Un exemple similaire, il y a une semaine aussi : un jeune couple qui a lancé son entreprise il y a un peu plus d’un an et qui peut déjà présenter un chiffre d’affaires encourageant n’a pas obtenu de crédit pour une habitation modeste. Leur entreprise a moins de deux ans et même le pronostic positif du comptable n’y a rien fait. Fin de l’épisode.

Le rêve d’un “chez soi”

La faute n’incombe pas aux prix immobiliers dans notre pays. Même la Banque Nationale a récemment dû l’admettre. Mais l’employé de banque qui connaissait jadis personnellement ses voisins et pouvait ainsi évaluer leur profil est probablement en voie de disparition. Les procédures et les règles règnent aujourd’hui en maîtres. Cette approche assure l’objectivité des critères d’octroi d’un crédit, mais donne aussi une image abstraite des acheteurs potentiels.

Ne blâmons pas en bloc le secteur bancaire. Son approche prudente a sauvegardé notre marché immobilier de bien des périls.

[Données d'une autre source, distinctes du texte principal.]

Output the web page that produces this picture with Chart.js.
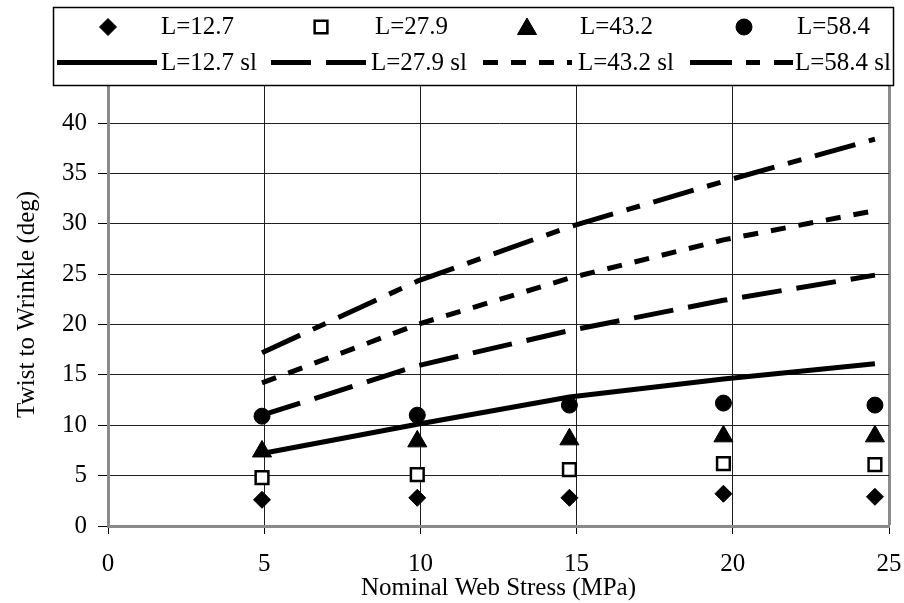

Mais si une infirmière en chef ou un ingénieur civil qui disposent d’une épargne, mais pas d’un contrat de travail stable, sont exclus du système, il est temps que les agents immobiliers sortent du bois. S’ils ont une force, c’est bien celle de compléter le savoir-faire théorique des banques par la pratique. Ils n’ont pas leur pareil pour évaluer l’acheteur potentiel et parachever l’image que l’on s’en fait. Voilà la seule manière d’éviter l’évaporation du rêve d’un “chez soi”.